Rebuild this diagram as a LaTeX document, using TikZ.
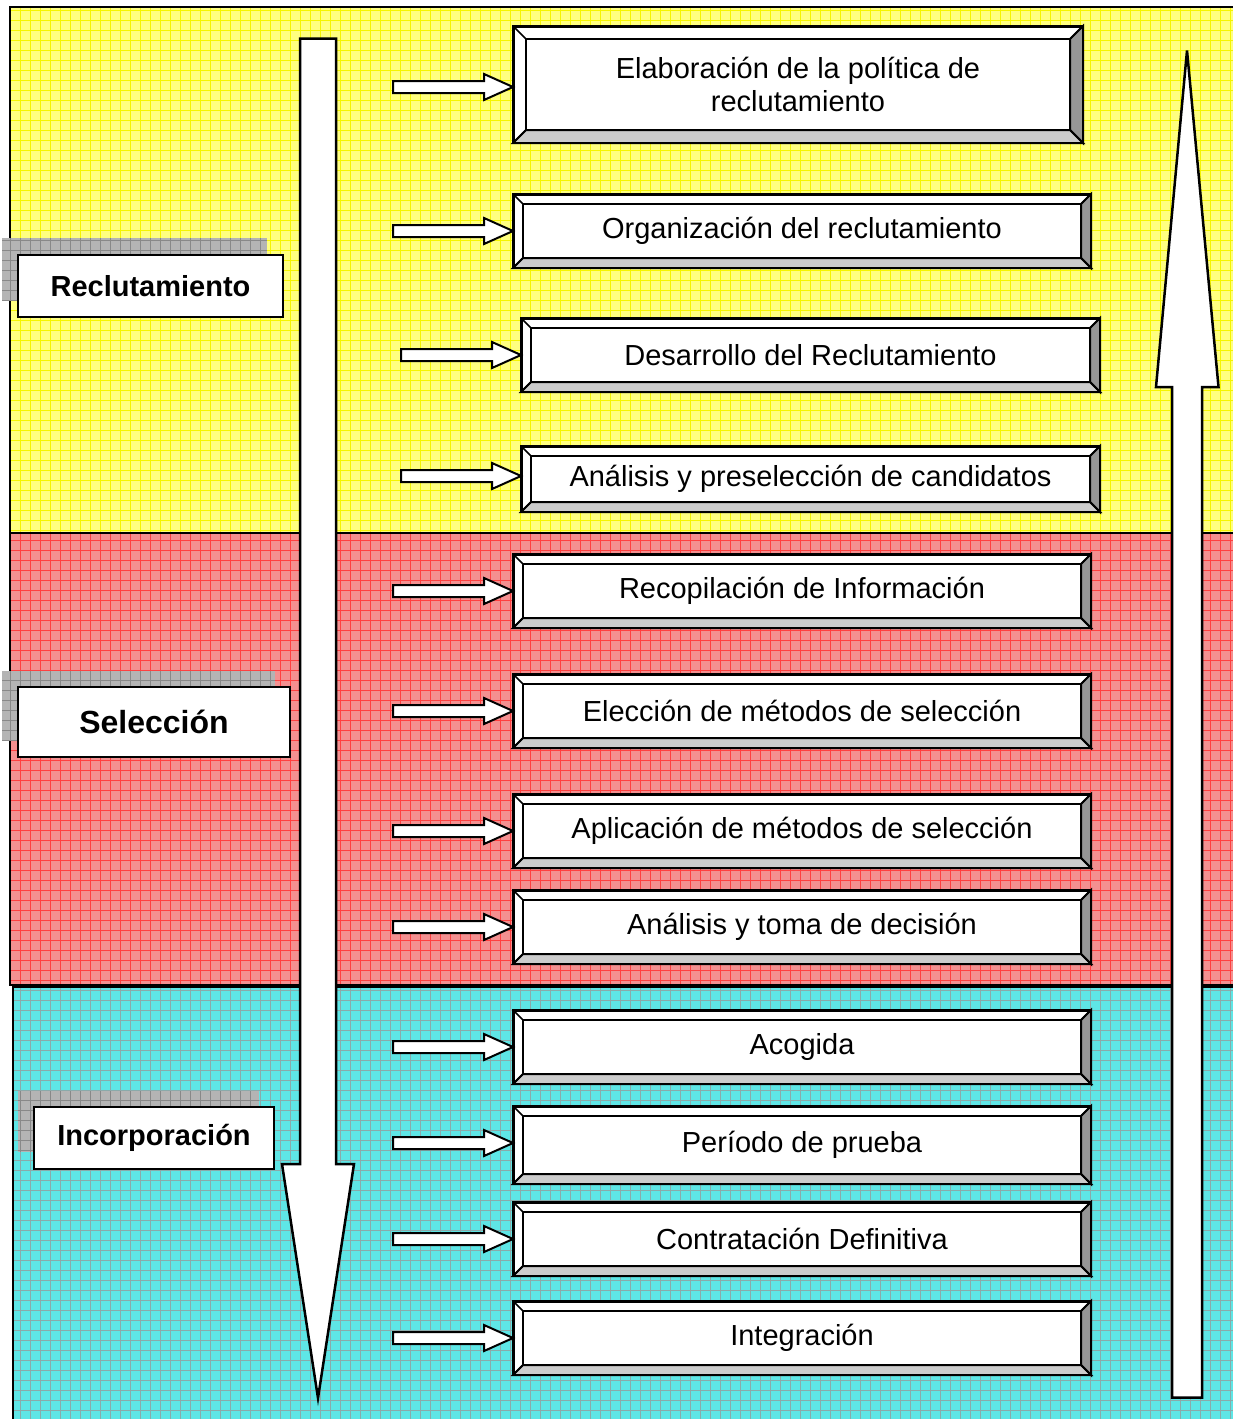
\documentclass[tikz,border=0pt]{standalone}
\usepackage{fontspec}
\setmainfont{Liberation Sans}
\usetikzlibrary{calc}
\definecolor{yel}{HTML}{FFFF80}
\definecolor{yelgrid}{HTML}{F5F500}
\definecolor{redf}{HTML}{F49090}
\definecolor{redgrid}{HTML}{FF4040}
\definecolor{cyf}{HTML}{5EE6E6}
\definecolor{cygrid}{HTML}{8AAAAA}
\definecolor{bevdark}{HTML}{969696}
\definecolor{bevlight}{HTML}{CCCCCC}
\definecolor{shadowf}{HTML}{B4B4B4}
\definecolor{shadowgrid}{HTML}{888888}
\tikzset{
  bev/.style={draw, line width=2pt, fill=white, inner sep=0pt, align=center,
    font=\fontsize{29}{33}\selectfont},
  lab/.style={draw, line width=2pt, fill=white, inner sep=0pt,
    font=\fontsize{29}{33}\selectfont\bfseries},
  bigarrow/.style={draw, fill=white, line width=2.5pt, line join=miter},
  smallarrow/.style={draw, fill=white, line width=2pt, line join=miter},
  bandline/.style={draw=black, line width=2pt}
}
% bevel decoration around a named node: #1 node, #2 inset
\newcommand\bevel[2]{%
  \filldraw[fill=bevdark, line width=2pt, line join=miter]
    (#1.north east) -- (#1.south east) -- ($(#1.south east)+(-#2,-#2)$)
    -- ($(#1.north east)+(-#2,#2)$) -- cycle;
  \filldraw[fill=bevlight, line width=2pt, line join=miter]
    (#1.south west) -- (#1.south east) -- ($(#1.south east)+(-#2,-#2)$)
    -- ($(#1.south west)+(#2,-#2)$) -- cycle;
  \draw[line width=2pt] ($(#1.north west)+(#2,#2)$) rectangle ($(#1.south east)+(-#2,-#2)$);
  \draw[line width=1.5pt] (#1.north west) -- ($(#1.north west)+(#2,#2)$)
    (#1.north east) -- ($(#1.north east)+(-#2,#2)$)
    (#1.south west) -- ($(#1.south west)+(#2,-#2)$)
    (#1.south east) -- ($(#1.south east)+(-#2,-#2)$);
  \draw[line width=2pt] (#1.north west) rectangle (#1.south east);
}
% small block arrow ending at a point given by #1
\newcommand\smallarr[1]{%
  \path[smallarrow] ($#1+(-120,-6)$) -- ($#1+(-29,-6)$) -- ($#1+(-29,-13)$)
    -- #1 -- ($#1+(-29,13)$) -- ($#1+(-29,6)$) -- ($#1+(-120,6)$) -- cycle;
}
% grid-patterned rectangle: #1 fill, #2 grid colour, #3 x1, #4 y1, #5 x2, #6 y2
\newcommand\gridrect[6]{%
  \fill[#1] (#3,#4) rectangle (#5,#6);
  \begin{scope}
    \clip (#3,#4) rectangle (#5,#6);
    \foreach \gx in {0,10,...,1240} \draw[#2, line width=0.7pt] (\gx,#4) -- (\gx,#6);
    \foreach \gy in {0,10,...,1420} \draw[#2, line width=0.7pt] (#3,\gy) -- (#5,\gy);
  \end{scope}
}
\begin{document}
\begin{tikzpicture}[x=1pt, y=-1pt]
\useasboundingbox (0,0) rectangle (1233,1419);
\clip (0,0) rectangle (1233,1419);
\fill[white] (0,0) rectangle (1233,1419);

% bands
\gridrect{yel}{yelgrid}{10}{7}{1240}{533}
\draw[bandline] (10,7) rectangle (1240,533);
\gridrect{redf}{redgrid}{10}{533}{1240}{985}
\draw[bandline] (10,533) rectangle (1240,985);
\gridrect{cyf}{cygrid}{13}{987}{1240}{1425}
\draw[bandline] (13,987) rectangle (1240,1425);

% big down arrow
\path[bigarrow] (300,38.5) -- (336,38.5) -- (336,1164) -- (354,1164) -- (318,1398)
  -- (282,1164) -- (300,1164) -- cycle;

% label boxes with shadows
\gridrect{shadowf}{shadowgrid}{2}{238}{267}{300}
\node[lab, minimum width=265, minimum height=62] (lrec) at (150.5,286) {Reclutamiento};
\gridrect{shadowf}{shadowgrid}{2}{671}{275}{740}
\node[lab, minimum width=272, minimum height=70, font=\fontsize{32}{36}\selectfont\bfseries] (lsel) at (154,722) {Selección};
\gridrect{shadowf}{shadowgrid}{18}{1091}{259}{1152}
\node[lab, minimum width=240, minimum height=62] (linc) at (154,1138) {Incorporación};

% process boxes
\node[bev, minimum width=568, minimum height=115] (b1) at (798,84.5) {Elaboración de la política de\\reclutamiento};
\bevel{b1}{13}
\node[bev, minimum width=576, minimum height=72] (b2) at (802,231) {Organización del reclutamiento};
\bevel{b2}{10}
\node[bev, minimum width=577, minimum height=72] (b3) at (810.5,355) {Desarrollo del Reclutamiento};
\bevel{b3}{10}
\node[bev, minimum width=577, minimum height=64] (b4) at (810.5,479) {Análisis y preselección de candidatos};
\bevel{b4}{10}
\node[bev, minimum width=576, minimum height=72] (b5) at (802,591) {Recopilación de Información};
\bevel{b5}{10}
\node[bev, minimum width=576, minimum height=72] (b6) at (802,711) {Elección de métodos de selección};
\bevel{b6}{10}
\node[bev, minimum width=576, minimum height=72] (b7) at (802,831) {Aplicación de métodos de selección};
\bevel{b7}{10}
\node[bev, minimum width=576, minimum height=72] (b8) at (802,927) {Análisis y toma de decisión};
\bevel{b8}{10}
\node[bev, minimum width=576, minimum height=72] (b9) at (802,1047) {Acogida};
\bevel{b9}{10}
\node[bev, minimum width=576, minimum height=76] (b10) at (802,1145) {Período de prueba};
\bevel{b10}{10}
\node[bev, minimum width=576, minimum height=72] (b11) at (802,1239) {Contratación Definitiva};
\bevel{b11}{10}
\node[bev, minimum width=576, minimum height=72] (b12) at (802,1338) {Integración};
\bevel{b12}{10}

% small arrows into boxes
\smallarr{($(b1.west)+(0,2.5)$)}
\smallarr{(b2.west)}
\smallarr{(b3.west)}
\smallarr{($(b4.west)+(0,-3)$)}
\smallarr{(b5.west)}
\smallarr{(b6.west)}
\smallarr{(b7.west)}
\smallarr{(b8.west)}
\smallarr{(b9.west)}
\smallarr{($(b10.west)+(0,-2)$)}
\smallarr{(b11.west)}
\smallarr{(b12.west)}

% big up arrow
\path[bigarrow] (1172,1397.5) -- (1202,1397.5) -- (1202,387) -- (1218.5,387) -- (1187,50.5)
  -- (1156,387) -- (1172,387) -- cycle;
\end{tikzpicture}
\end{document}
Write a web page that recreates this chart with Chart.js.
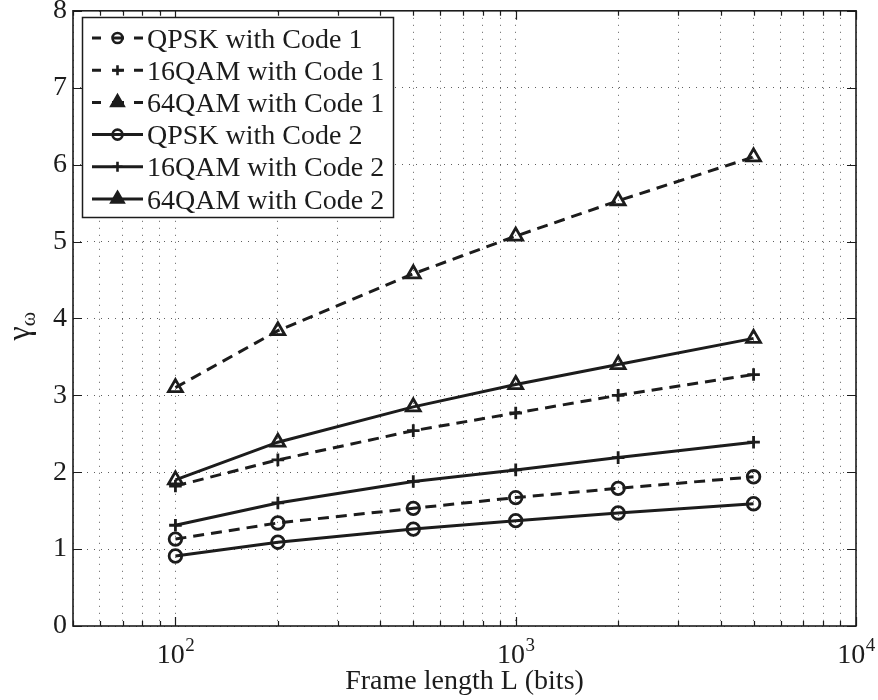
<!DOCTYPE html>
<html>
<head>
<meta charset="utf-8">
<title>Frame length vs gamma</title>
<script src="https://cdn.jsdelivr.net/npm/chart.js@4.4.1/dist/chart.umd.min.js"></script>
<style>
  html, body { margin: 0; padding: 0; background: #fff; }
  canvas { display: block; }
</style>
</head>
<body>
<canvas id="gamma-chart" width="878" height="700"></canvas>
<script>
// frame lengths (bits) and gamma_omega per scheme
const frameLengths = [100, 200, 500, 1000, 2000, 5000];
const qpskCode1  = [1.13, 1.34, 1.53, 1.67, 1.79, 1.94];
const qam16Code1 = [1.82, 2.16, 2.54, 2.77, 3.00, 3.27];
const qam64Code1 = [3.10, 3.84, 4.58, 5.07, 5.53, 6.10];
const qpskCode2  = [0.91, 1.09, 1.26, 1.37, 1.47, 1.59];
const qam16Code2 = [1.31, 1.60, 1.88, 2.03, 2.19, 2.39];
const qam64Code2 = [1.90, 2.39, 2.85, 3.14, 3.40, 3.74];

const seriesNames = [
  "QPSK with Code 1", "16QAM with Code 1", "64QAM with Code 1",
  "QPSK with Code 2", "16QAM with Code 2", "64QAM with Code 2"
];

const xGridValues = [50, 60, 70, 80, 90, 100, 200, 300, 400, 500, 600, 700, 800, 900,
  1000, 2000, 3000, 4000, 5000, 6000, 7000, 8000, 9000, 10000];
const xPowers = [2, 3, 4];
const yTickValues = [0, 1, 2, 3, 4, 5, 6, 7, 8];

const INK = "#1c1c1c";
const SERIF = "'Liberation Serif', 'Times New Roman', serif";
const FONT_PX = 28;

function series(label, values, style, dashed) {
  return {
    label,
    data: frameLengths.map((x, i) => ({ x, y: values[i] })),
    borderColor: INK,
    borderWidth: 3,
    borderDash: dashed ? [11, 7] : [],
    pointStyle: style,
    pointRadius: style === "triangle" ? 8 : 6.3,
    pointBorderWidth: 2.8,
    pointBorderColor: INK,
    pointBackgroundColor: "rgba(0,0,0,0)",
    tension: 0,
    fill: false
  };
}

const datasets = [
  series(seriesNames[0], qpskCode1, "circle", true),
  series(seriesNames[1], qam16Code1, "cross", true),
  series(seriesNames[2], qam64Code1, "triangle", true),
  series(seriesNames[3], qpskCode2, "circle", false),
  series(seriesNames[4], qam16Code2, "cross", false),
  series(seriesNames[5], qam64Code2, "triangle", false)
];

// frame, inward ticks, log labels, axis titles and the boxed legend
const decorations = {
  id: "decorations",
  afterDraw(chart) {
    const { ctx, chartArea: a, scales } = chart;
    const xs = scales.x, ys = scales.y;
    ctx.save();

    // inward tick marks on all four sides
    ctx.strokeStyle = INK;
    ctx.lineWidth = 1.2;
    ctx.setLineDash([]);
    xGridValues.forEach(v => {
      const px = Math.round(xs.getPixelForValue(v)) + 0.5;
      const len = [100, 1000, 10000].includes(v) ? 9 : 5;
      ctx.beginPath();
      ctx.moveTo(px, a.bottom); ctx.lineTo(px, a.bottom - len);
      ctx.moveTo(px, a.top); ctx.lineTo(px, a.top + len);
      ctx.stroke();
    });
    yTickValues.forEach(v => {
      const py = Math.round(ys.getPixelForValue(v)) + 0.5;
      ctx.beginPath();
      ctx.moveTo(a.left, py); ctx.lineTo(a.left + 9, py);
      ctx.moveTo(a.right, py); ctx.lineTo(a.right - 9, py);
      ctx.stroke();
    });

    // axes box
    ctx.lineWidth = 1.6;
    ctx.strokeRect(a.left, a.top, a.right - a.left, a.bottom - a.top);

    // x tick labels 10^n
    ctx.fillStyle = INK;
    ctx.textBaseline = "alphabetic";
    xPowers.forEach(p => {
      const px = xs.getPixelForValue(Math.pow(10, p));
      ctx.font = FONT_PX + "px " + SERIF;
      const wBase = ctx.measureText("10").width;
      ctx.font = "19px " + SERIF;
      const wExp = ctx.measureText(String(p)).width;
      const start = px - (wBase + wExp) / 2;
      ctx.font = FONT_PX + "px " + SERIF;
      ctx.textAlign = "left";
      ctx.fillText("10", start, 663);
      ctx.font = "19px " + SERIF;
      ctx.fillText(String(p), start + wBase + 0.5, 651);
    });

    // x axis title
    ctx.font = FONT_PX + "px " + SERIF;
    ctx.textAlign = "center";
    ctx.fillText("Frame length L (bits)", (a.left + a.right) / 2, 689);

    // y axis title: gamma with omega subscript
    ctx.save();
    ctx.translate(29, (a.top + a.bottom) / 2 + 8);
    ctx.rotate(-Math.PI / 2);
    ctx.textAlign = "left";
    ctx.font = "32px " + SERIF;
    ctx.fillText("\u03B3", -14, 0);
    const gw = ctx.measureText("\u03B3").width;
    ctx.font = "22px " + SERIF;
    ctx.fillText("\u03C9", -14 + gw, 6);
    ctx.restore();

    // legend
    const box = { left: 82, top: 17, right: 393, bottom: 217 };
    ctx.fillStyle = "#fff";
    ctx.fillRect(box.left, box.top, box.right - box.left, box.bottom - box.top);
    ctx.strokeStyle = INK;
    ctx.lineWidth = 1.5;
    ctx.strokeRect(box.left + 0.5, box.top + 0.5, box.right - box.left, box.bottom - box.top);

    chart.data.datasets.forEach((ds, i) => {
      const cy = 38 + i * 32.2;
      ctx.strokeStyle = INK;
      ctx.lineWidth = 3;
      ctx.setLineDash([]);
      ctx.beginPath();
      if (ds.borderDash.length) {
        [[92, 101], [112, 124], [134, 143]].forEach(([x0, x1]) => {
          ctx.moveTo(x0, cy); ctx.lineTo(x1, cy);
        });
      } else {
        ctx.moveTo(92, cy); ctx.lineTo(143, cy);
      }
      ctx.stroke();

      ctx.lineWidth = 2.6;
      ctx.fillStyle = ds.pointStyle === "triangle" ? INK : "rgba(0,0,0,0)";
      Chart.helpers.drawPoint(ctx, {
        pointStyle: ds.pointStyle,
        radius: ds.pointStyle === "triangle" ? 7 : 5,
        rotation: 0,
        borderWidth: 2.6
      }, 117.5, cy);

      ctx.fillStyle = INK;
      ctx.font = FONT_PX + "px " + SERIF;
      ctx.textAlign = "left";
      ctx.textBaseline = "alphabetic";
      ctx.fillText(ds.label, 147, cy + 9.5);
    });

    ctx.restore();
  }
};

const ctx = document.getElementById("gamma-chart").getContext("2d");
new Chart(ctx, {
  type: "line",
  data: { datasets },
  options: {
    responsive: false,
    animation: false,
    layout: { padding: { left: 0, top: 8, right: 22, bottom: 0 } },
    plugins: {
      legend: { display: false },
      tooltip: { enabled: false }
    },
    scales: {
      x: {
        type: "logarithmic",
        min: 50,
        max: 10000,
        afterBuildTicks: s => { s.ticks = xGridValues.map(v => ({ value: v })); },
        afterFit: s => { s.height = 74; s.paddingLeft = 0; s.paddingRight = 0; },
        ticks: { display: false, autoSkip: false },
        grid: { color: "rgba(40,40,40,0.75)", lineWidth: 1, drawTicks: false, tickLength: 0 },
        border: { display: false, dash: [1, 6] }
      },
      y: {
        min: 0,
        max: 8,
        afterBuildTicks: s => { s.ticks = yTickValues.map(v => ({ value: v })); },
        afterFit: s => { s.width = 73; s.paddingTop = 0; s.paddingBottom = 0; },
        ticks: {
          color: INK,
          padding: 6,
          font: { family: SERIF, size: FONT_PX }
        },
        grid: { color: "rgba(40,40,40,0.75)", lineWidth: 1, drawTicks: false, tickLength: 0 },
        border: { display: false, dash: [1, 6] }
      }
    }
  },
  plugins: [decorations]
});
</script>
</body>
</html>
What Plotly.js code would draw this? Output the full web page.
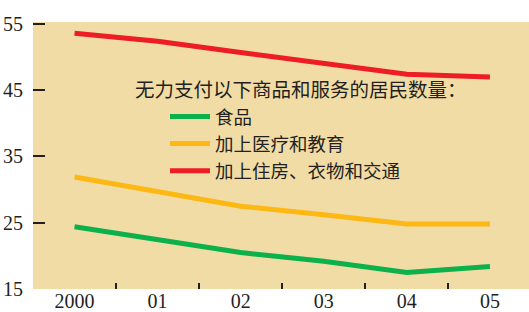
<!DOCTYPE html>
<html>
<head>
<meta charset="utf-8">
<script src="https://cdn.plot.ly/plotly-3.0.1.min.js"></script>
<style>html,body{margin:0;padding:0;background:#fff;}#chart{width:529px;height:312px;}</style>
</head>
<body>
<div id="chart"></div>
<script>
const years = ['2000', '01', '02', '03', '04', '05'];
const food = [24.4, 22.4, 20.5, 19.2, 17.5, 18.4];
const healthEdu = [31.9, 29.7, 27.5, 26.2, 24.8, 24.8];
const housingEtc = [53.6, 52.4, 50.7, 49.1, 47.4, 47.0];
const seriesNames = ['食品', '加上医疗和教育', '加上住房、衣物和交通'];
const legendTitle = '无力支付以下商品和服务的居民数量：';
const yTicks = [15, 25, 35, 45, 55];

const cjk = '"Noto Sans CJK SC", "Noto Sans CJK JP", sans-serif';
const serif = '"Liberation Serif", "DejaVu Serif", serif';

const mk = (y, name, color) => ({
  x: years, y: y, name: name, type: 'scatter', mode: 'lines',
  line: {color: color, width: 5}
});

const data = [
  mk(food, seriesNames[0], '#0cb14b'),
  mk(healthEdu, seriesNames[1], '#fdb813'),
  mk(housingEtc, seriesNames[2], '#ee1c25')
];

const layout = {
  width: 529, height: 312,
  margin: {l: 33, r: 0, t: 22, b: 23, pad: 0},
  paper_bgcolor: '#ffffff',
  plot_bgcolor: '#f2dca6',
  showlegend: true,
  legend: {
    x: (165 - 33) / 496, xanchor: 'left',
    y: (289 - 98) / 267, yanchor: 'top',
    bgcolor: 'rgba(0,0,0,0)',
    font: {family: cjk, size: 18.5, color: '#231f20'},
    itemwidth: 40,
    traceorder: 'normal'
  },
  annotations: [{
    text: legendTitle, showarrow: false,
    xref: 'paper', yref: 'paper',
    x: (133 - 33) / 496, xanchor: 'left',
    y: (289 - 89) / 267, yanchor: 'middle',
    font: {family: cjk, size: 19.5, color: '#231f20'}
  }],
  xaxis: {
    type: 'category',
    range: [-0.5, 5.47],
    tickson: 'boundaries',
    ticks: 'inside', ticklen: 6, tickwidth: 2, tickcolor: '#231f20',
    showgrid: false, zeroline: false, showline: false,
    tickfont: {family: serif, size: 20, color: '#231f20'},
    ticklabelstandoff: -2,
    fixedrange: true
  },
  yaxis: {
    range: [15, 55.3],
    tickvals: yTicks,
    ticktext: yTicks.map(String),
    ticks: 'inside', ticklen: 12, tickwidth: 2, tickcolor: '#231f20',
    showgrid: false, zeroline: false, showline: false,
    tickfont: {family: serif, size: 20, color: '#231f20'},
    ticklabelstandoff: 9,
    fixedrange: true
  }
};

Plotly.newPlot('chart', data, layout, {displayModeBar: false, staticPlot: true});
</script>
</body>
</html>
------------------------
Check each line in the listing above for the string "page", then report how many lines contain it, with no other text.

2